Когда историки говорят об «имперских нациях», они, как правило, имеют в виду заведомо нереалистичные проекты включения в нацию всех подданных той или иной империи, т. е. превращение империи в нацию-государство. Мы же будем использовать это понятие для обозначения тех процессов формирования наций, которые происходили в так или иначе определенном ядре империи, переосмысленном как национальная территория. В этом случае концепция Геллнера перестает работать, поскольку при строительстве наций в имперских метрополиях мало кто руководствовался идеей включить в нацию все население империи и всю ее территорию, равно как и стремлением «ужать» империю до размеров нации. Националистические элиты имперских метрополий видели в империи ресурс для строительства нации и в то же время усматривали в национализме не только «вызов с окраин» империи, но и ресурс для повышения ее конкурентоспособности, если речь шла о национализме имперских наций. Они искали институциональные и политические решения, которые позволили бы сочетать строительство нации в имперском ядре с сохранением жизнеспособности империи в мире, где межимперское соперничество все более обострялось.
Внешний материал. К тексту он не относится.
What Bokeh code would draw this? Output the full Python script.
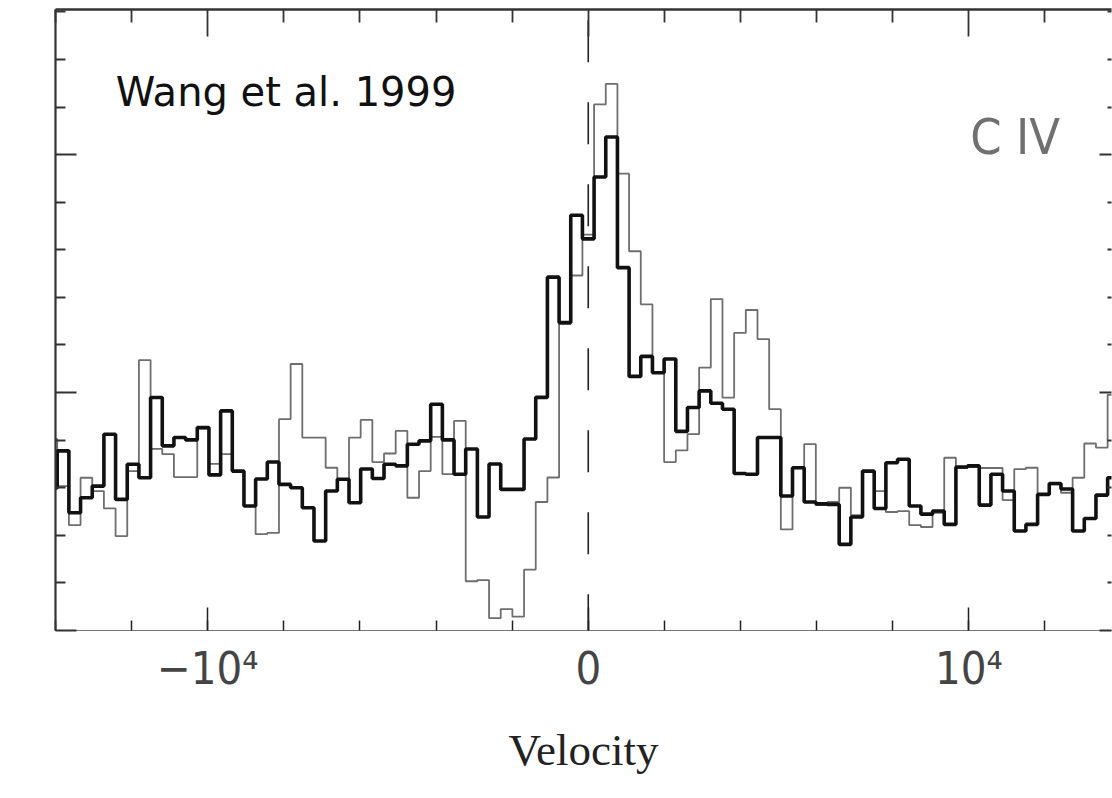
from bokeh.plotting import figure
from bokeh.models import Range1d, LinearAxis, FixedTicker, Label
from bokeh.embed import file_html
from bokeh.resources import INLINE

# ---- data -------------------------------------------------------------
BIN_WIDTH = 306.7          # km/s per bin
FIRST_BIN = -46            # index of first bin (bin centre = index * BIN_WIDTH)

# thick black histogram (one value per bin, starting at FIRST_BIN)
BLACK = [
    0.599, 0.755, 0.495, 0.558, 0.607, 0.825, 0.551, 0.699, 0.642, 0.979,
    0.776, 0.811, 0.801, 0.853, 0.654, 0.923, 0.670, 0.523, 0.637, 0.708,
    0.614, 0.600, 0.516, 0.376, 0.586, 0.636, 0.537, 0.679, 0.639, 0.699,
    0.692, 0.783, 0.797, 0.951, 0.801, 0.657, 0.763, 0.477, 0.700, 0.593,
    0.593, 0.805, 0.980, 1.485, 1.294, 1.745, 1.646, 1.906, 2.074, 1.525,
    1.068, 1.152, 1.083, 1.141, 0.837, 0.937, 1.007, 0.955, 0.930, 0.660,
    0.657, 0.811, 0.811, 0.565, 0.684, 0.540, 0.532, 0.530, 0.362, 0.477,
    0.670, 0.513, 0.705, 0.720, 0.523, 0.489, 0.502, 0.446, 0.687, 0.692,
    0.527, 0.657, 0.586, 0.418, 0.446, 0.572, 0.618, 0.595, 0.418, 0.471,
    0.569, 0.642,
]

# thin grey histogram
GREY = [
    0.805, 0.607, 0.443, 0.642, 0.586, 0.513, 0.397, 0.670, 1.136, 0.763,
    0.741, 0.645, 0.645, 0.847, 0.700, 0.741, 0.670, 0.523, 0.405, 0.410,
    0.888, 1.120, 0.811, 0.811, 0.684, 0.636, 0.811, 0.885, 0.708, 0.744,
    0.839, 0.558, 0.670, 0.814, 0.657, 0.881, 0.207, 0.212, 0.052, 0.090,
    0.058, 0.256, 0.540, 0.643, 1.289, 1.492, 1.664, 2.211, 2.297, 1.920,
    1.594, 1.371, 1.086, 0.708, 0.757, 0.825, 1.105, 1.393, 0.979, 1.251,
    1.347, 1.225, 0.930, 0.425, 0.684, 0.783, 0.527, 0.540, 0.600, 0.485,
    0.670, 0.586, 0.498, 0.502, 0.443, 0.435, 0.494, 0.726, 0.683, 0.687,
    0.683, 0.683, 0.548, 0.678, 0.684, 0.572, 0.614, 0.579, 0.642, 0.786,
    0.769, 0.990,
]

X_MAJOR = [-10000, 0, 10000]
X_LABELS = {-10000: "\u221210\u2074", 0: "0", 10000: "10\u2074"}
X_MINOR_STEP = 2000
Y_MAJOR = [0, 1, 2]
Y_MINOR_STEP = 0.2

X_START, X_END = -14000, 13750
Y_START, Y_END = 0, 2.61

# ---- figure -----------------------------------------------------------
p = figure(width=1112, height=798, output_backend="svg", toolbar_location=None,
           x_range=Range1d(X_START, X_END), y_range=Range1d(Y_START, Y_END),
           x_axis_location=None, y_axis_location=None,
           min_border_left=55, min_border_right=1, min_border_top=9,
           min_border_bottom=168)
p.outline_line_color = None
p.grid.visible = False
p.background_fill_color = "white"
p.border_fill_color = "white"

x_minor = [i * X_MINOR_STEP for i in range(-7, 8)]
y_minor = [round(i * Y_MINOR_STEP, 3) for i in range(0, 14)]
x_minor_only = [t for t in x_minor if t not in X_MAJOR]
y_minor_only = [t for t in y_minor if t not in Y_MAJOR]


def tick_axis(ticks, length, color="#333333", width=1.8, line=None):
    """Axis that draws only inward ticks (no labels)."""
    ax = LinearAxis(ticker=FixedTicker(ticks=[], minor_ticks=ticks))
    ax.minor_tick_in = length
    ax.minor_tick_out = 0
    ax.major_tick_in = 0
    ax.major_tick_out = 0
    ax.minor_tick_line_color = color
    ax.minor_tick_line_width = width
    ax.major_label_standoff = 0
    if line is None:
        ax.axis_line_color = None
    else:
        ax.axis_line_color = line[0]
        ax.axis_line_width = line[1]
    return ax


# bottom axis (labelled)
xb = LinearAxis(ticker=FixedTicker(ticks=X_MAJOR, minor_ticks=x_minor),
                major_label_overrides=X_LABELS, axis_label="Velocity")
xb.axis_line_color = "#777777"
xb.axis_line_width = 1.2
xb.major_tick_in = 23
xb.major_tick_out = 0
xb.minor_tick_in = 10
xb.minor_tick_out = 0
xb.major_tick_line_color = "#222222"
xb.minor_tick_line_color = "#222222"
xb.major_tick_line_width = 1.5
xb.minor_tick_line_width = 1.5
xb.major_label_text_font = "DejaVu Sans Condensed"
xb.major_label_text_font_size = "45px"
xb.major_label_text_color = "#444444"
xb.major_label_standoff = 11
xb.axis_label_text_font = "Liberation Serif"
xb.axis_label_text_font_size = "45px"
xb.axis_label_text_font_style = "normal"
xb.axis_label_text_color = "#222222"
xb.axis_label_standoff = 27
p.add_layout(xb, "below")

# top axis: frame line + long ticks at majors, short ticks at minors
p.add_layout(tick_axis(X_MAJOR, 27, line=("#333333", 2.5)), "above")
p.add_layout(tick_axis(x_minor_only, 13), "above")

# left axis (its labels are cropped off in the reference)
p.add_layout(tick_axis(Y_MAJOR, 21, line=("#333333", 2.2)), "left")
p.add_layout(tick_axis(y_minor_only, 10), "left")

# right axis: only inward ticks are visible at the image edge
p.add_layout(tick_axis(Y_MAJOR, 12), "right")
p.add_layout(tick_axis(y_minor_only, 4), "right")

# ---- histograms (drawn as steps over bin edges) -----------------------
n = len(BLACK)
edges = [(FIRST_BIN + i - 0.5) * BIN_WIDTH for i in range(n + 1)]
p.step(edges, GREY + [GREY[-1]], mode="after", line_color="#6e6e6e", line_width=1.8)
p.step(edges, BLACK + [BLACK[-1]], mode="after", line_color="#111111", line_width=3.6)

# dashed zero-velocity line
p.line([0, 0], [2.565, 0], line_color="#222222", line_width=1.6, line_dash="42 40")

# ---- annotations ------------------------------------------------------
p.add_layout(Label(x=-12420, y=2.265, text="Wang et al. 1999",
                   text_font="DejaVu Sans", text_font_size="40px",
                   text_color="#111111", text_baseline="alphabetic"))
p.add_layout(Label(x=10040, y=2.075, text="C IV",
                   text_font="DejaVu Sans Condensed", text_font_size="50px",
                   text_color="#707070", text_baseline="alphabetic"))

open("out.html", "w").write(file_html(p, INLINE))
В некоторых случаях (Испания, Португалия, Османская империя, Дания, Швеция) проекты строительства нации в ядре империи должны были приспосабливаться к обстоятельствам, вызванным упадком и распадом империи, но и здесь имперская динамика была в большей степени причиной, чем следствием. Не случайно и Португалия, и Испания, теряя колонии в Америке, тут же стремились хотя бы отчасти компенсировать эти потери за счет приобретения новых владений в Африке. Применительно же к Британии, Франции, Германии и России процессы имперской экспансии и национального строительства были теснейшим образом взаимосвязаны. То же можно сказать и о Японии эпохи Мейдзи, которая, заимствуя образцы именно из этих европейских империй, строила новое государство и формировала культ императора как олицетворения и нации, и имперской миссии.
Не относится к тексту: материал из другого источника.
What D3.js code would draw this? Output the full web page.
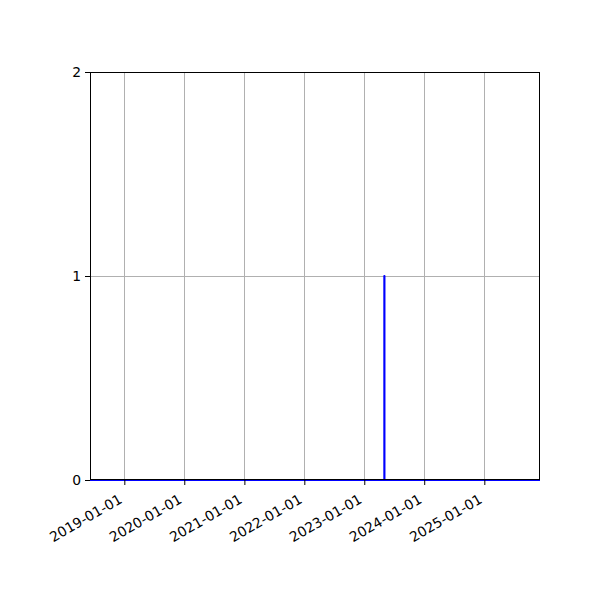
<!DOCTYPE html>
<html>
<head>
<meta charset="utf-8">
<script src="https://cdn.jsdelivr.net/npm/d3@7"></script>
<style>
  body { margin: 0; background: #fff; }
  text { font-family: "DejaVu Sans", sans-serif; }
</style>
</head>
<body>
<script>
// series: flat at zero with a single one-day spike
var dates = ["2018-06-06", "2023-05-03", "2023-05-03", "2023-05-04", "2023-05-04", "2025-12-06"]
var values = [0, 0, 1, 1, 0, 0]
var xDomain = ["2018-06-06", "2025-12-06"]
var xTickLabels = ["2019-01-01", "2020-01-01", "2021-01-01", "2022-01-01", "2023-01-01", "2024-01-01", "2025-01-01"]
var yTicks = [0, 1, 2]

var width = 600, height = 600
var mLeft = 90, mRight = 540, mTop = 72, mBottom = 480

var parse = d3.utcParse("%Y-%m-%d")

var x = d3.scaleUtc()
    .domain(xDomain.map(parse))
    .range([mLeft, mRight])

var y = d3.scaleLinear()
    .domain([0, 2])
    .range([mBottom, mTop])

var svg = d3.select("body").append("svg")
    .attr("width", width)
    .attr("height", height)

// grid
var grid = svg.append("g")
grid.selectAll("line.vx")
    .data(xTickLabels)
    .enter()
    .append("line")
    .attr("x1", (d) => {return Math.round(x(parse(d))) + 0.5})
    .attr("x2", (d) => {return Math.round(x(parse(d))) + 0.5})
    .attr("y1", mTop)
    .attr("y2", mBottom)
    .attr("stroke", "#b0b0b0")
    .attr("stroke-width", 1)
grid.selectAll("line.hy")
    .data(yTicks)
    .enter()
    .append("line")
    .attr("x1", mLeft)
    .attr("x2", mRight)
    .attr("y1", (d) => {return Math.round(y(d)) + 0.5})
    .attr("y2", (d) => {return Math.round(y(d)) + 0.5})
    .attr("stroke", "#b0b0b0")
    .attr("stroke-width", 1)

// data line
var points = dates.map((d, i) => {return {date: parse(d), value: values[i]}})
var line = d3.line()
    .x((d) => {return x(d.date)})
    .y((d) => {return y(d.value)})

svg.append("path")
    .datum(points)
    .attr("d", line)
    .attr("fill", "none")
    .attr("stroke", "#0000ff")
    .attr("stroke-width", 2)
    .attr("stroke-linejoin", "round")

// axes
var xAxis = d3.axisBottom(x)
    .tickValues(xTickLabels.map(parse))
    .tickFormat(d3.utcFormat("%Y-%m-%d"))
    .tickSize(5)
    .tickPadding(3)

var gx = svg.append("g")
    .attr("transform", "translate(0," + mBottom + ")")
    .call(xAxis)
gx.select(".domain").remove()
gx.selectAll(".tick line").attr("stroke", "#000").attr("stroke-width", 1)
gx.selectAll(".tick text")
    .attr("font-size", 13.9)
    .attr("fill", "#000")
    .attr("text-anchor", "end")
    .attr("x", 0)
    .attr("y", 0)
    .attr("dy", "0.75em")
    .attr("transform", "translate(-7,13) rotate(-30)")

var yAxis = d3.axisLeft(y)
    .tickValues(yTicks)
    .tickFormat(d3.format("d"))
    .tickSize(5)
    .tickPadding(4)

var gy = svg.append("g")
    .attr("transform", "translate(" + mLeft + ",0)")
    .call(yAxis)
gy.select(".domain").remove()
gy.selectAll(".tick line").attr("stroke", "#000").attr("stroke-width", 1)
gy.selectAll(".tick text").attr("font-size", 13.9).attr("fill", "#000")

// frame
svg.append("rect")
    .attr("x", mLeft + 0.5)
    .attr("y", mTop + 0.5)
    .attr("width", mRight - mLeft - 1)
    .attr("height", mBottom - mTop - 1)
    .attr("fill", "none")
    .attr("stroke", "#000")
    .attr("stroke-width", 1)
</script>
</body>
</html>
Жесткое противопоставление империи и нации-государства как двух принципиально различных и несовместимых типов политической организации общества и пространства доминировало в историографии в течение многих десятилетий. Если историки и говорили об империях в связи со строительством наций, то только как о препятствии в нациестроительстве, как о заведомо устаревшей политической форме. В действительности большинство процессов, которые подготовили создание модерного государства, происходили в имперских метрополиях.

Индустриализация, урбанизация, формирование профессиональной бюрократии, введение обязательной военной службы, распространение грамотности и массового образования — все эти процессы, которые ассоциируются с формированием модерного государства, были тесно связаны с империями и межимперским соревнованием. Многие институты, игравшие важную роль в строительстве нации, от армии до научных обществ, были прежде всего имперскими институтами. Бурный рост коммуникаций (от систем связи, как телеграф, до транспортных систем, как железные дороги), развитие городов, особенно столиц, сочетавших роль имперских и национальных центров, а также крупных портов — все это обслуживало интересы империи и рождалось из имперских нужд.

Упрочение экономических связей между различными регионами, крайне важное для формирования наций, также может быть понято только при учете имперской динамики. Механизмы политического участия как на уровне элит, так и на уровне масс (с течением времени все более связывавшиеся с концепцией национального представительства, гражданства и социальных прав) обсуждались и эволюционировали в имперском контексте, где дискриминация была основана и на расовых, и на гендерных, и на социальных критериях.